Moody’s upgrades Kenya to B3

On January 27, 2026, in New York, Moody’s Ratings upgraded the Government of Kenya’s local and foreign currency long-term issuer ratings, as well as its foreign currency senior unsecured debt ratings, to B3 from Caa1.

The agency also revised the outlook to stable from positive. Moody’s said the upgrade reflects a reduction in Kenya’s near-term default risk, supported by stronger external liquidity.

“External liquidity has strengthened, reflected in higher foreign-exchange reserves, a narrower current account deficit, and a more stable exchange rate,” the agency stated.

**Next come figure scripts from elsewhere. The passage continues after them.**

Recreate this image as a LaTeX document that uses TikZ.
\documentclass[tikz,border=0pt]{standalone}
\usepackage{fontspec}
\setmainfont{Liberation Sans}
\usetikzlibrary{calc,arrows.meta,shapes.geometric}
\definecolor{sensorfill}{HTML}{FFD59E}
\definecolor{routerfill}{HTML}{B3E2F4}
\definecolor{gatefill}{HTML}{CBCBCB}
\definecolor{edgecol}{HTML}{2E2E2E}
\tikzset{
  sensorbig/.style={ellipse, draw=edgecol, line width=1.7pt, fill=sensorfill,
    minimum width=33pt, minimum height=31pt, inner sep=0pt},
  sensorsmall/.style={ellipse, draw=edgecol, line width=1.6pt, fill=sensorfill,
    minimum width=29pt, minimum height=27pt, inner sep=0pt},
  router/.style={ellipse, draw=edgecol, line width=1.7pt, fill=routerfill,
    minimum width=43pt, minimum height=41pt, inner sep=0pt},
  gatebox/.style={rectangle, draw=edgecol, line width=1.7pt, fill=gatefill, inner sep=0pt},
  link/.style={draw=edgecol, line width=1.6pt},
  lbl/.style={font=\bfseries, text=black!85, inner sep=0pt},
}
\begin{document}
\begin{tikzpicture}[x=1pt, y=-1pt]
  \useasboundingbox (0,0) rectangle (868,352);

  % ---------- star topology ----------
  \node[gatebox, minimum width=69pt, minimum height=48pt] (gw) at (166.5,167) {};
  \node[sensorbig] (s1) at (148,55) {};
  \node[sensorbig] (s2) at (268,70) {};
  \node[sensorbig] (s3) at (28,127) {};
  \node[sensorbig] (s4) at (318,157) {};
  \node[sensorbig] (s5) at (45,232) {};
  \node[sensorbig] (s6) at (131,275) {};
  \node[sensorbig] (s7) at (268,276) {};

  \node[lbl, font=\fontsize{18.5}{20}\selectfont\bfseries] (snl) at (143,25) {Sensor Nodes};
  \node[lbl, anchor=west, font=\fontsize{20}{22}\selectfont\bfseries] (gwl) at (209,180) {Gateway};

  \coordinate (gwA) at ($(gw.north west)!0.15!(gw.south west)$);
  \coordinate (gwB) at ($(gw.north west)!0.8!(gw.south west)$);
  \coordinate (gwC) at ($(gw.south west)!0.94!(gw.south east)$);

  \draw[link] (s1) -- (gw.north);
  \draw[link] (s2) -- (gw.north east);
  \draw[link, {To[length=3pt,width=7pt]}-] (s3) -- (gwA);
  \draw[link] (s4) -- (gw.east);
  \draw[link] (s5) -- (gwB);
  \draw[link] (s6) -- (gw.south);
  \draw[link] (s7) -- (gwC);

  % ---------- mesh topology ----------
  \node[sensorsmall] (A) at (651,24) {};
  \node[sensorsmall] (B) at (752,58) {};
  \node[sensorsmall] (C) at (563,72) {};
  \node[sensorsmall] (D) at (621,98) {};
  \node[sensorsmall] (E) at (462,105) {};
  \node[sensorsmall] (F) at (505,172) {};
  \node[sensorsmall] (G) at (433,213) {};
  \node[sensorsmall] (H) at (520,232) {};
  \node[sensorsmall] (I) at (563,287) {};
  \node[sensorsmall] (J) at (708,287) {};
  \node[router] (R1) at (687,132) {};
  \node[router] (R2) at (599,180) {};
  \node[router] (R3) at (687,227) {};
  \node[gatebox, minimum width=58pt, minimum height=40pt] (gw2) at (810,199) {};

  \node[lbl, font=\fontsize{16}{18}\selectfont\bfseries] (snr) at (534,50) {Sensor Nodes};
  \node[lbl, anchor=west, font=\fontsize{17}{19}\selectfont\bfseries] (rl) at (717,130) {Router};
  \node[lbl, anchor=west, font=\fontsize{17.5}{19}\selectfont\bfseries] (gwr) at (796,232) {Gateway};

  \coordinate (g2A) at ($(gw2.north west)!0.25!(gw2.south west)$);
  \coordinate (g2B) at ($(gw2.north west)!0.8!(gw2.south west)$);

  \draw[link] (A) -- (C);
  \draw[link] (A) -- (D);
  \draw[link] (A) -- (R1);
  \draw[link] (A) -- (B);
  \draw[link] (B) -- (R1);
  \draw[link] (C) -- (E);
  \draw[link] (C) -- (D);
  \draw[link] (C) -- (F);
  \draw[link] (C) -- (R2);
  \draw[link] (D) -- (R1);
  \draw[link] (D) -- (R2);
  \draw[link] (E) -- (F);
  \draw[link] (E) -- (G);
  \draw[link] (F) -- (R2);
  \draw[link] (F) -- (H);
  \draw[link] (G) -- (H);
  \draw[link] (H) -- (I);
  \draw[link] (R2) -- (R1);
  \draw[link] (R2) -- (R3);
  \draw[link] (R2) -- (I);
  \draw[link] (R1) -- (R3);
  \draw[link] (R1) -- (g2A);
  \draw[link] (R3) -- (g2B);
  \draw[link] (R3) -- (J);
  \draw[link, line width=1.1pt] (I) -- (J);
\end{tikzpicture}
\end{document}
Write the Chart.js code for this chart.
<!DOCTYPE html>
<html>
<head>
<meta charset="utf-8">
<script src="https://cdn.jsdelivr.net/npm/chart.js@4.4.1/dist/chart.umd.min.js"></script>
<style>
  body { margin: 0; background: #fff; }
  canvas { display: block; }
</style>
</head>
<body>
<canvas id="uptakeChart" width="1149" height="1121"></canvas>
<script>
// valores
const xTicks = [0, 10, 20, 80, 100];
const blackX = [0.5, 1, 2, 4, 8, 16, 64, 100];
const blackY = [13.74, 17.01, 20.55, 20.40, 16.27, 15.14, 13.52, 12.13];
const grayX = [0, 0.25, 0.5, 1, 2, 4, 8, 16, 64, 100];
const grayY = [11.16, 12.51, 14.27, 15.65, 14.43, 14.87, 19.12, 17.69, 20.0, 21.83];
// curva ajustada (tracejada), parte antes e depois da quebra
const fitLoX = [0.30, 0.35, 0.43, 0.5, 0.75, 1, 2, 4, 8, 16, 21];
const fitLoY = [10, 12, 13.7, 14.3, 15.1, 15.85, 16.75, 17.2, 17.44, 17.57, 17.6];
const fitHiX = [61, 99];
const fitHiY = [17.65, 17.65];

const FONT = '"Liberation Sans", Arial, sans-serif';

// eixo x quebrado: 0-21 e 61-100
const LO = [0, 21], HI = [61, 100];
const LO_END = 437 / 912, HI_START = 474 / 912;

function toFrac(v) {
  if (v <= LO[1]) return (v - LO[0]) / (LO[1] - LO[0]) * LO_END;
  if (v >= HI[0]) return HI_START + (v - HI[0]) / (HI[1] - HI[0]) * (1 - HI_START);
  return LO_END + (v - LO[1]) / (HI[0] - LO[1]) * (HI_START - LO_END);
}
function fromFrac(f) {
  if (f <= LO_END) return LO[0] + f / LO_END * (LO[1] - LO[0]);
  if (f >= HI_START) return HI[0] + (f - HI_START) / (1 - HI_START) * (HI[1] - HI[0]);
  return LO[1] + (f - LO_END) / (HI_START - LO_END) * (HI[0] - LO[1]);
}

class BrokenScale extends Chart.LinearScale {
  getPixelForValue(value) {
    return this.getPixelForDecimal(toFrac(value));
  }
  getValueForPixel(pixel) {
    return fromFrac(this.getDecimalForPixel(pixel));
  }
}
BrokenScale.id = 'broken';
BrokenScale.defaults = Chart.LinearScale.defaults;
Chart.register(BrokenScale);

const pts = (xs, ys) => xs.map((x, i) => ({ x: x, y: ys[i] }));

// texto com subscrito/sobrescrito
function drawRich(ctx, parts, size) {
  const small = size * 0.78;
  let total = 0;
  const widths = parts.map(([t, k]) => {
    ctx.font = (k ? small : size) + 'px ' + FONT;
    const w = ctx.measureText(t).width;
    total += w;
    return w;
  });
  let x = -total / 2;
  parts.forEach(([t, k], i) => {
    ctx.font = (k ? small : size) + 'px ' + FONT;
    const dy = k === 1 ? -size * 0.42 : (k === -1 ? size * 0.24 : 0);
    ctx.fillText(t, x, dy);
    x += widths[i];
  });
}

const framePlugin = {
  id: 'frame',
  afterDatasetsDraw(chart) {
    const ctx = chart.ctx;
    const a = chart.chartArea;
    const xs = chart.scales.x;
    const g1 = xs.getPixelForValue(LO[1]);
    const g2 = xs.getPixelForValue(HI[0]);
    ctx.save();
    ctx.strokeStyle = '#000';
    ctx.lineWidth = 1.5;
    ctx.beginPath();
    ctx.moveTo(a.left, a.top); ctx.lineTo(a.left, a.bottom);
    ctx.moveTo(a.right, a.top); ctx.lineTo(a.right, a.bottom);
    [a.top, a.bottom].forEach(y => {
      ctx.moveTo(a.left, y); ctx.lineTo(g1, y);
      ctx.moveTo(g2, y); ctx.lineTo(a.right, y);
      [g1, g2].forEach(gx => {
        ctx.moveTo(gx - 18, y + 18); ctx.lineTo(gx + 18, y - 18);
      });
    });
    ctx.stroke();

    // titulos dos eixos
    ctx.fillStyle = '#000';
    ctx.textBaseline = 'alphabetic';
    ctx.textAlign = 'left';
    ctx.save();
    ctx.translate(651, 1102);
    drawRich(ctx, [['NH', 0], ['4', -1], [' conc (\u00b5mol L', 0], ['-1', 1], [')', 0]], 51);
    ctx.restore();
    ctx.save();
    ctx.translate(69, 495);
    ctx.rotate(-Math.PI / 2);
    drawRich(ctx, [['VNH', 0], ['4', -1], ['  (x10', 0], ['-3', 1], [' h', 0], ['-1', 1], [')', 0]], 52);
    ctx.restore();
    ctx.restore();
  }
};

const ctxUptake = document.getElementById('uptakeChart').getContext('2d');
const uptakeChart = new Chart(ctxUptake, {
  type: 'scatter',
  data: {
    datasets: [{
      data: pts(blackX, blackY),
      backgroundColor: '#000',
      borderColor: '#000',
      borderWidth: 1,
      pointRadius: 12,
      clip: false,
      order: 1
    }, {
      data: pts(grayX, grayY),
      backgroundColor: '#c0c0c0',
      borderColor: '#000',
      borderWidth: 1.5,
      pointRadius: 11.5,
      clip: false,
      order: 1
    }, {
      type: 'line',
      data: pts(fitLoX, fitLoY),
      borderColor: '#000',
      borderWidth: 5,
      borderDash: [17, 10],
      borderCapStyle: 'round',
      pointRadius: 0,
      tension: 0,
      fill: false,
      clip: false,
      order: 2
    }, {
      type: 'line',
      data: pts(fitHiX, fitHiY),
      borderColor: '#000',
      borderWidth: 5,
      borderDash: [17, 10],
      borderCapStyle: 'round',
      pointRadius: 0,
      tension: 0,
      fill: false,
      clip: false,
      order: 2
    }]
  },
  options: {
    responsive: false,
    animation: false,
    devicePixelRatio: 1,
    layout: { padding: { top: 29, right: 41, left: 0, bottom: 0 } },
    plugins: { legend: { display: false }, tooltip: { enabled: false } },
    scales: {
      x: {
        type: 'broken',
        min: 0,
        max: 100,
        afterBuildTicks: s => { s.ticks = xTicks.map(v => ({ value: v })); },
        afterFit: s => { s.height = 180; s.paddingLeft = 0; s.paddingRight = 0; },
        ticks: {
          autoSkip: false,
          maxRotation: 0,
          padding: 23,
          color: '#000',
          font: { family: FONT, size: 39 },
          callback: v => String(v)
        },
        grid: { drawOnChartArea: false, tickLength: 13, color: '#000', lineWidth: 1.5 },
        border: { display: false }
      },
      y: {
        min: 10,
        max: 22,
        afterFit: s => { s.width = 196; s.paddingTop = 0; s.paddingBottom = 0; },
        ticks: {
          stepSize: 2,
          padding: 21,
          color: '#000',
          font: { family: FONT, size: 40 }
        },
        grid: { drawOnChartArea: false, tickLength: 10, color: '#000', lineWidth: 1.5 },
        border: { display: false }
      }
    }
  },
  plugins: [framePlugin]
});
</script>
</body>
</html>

Lee Kinyanjui X post. PHOTO/A screengrab by PD Digital@GovLeeKinyanjui/X

It added that Kenya’s return to external bond markets and the use of proceeds for liability management operations have helped smooth the external maturity profile and reduce near-term refinancing risks. These developments have eased balance of payments pressures and increased funding flexibility.

Moody’s also noted that improved domestic financing conditions have enabled the government to meet sizeable fiscal needs in the local market, reducing immediate reliance on external borrowing.

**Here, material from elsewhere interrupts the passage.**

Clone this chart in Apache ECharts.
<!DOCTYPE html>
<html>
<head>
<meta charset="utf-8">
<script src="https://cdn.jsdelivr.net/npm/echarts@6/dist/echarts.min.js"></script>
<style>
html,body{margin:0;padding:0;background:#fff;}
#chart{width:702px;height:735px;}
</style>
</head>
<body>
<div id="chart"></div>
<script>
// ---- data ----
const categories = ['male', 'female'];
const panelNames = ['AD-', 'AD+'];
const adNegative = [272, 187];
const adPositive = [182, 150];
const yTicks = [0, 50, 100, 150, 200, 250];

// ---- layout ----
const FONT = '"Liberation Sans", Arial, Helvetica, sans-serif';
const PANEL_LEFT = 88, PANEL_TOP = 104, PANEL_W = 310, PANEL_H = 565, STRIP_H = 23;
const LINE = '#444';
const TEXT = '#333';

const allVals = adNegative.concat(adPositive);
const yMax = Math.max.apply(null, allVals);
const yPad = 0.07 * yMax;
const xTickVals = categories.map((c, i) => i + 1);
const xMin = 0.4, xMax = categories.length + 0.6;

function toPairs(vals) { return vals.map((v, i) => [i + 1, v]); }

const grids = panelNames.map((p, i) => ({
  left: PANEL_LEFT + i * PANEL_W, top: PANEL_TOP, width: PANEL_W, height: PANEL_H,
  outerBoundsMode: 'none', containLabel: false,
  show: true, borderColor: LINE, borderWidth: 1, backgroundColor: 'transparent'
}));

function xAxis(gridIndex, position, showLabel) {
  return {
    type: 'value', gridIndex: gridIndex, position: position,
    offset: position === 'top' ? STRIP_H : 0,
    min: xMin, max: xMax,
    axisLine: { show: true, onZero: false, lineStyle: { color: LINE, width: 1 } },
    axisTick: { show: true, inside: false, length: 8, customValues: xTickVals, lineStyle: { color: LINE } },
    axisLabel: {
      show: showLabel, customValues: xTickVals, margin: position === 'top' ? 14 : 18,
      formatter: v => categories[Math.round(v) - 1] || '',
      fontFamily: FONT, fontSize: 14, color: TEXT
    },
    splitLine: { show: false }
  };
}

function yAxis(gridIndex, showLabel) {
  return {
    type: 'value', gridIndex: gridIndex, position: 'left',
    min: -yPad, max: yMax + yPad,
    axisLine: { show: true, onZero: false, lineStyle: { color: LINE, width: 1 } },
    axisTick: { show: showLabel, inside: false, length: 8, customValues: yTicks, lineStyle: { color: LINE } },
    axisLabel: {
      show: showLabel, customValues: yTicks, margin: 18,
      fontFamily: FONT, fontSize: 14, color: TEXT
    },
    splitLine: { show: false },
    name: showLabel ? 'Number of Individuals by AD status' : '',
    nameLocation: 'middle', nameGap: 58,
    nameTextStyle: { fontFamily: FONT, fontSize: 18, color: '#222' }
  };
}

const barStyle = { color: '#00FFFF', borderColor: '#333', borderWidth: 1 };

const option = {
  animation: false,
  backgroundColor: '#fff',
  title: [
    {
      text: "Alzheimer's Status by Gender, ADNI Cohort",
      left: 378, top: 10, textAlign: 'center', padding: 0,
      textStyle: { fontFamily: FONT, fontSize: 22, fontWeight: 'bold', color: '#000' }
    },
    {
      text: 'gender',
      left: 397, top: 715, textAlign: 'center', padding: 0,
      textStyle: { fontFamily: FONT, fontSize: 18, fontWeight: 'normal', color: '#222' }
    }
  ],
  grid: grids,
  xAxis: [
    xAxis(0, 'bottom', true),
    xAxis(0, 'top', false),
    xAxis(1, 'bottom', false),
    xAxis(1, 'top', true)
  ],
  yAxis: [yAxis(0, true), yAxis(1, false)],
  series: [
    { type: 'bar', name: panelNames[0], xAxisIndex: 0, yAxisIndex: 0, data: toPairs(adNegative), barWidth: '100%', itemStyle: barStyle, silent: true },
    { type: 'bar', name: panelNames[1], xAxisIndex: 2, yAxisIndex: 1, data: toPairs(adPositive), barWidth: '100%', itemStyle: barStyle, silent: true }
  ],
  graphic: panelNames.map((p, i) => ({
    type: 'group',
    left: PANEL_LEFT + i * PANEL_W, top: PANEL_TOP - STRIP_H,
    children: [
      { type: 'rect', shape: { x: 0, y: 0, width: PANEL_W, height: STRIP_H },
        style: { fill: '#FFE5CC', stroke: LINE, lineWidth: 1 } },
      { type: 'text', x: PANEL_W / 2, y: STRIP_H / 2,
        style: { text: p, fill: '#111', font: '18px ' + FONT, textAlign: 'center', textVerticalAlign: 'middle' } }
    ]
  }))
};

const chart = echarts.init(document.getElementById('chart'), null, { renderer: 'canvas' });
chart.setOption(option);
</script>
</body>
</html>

At the same time, the agency cautioned that the rating remains constrained by weak debt affordability and limited progress on fiscal consolidation, citing high domestic borrowing costs and social and political constraints.

Large fiscal deficits, it said, continue to heighten sensitivity to changes in financing conditions. The stable outlook reflects expectations that recent improvements in external liquidity will be sustained.

Implications for financing and growth

Kinyanjui said the upgrade carries broader implications beyond government borrowing, adding that the improved rating enhances access to funding while lowering borrowing costs, creating opportunities for both the public and private sectors.

“With the improved rating, access to funding is enhanced while borrowing costs are reduced, creating greater growth opportunities for both the private and public sectors,” he noted.

Kinyanjui said sustaining the gains would require sound macroeconomic policies and continued fiscal discipline, adding that the development is expected to support investor confidence and attract increased foreign direct investment.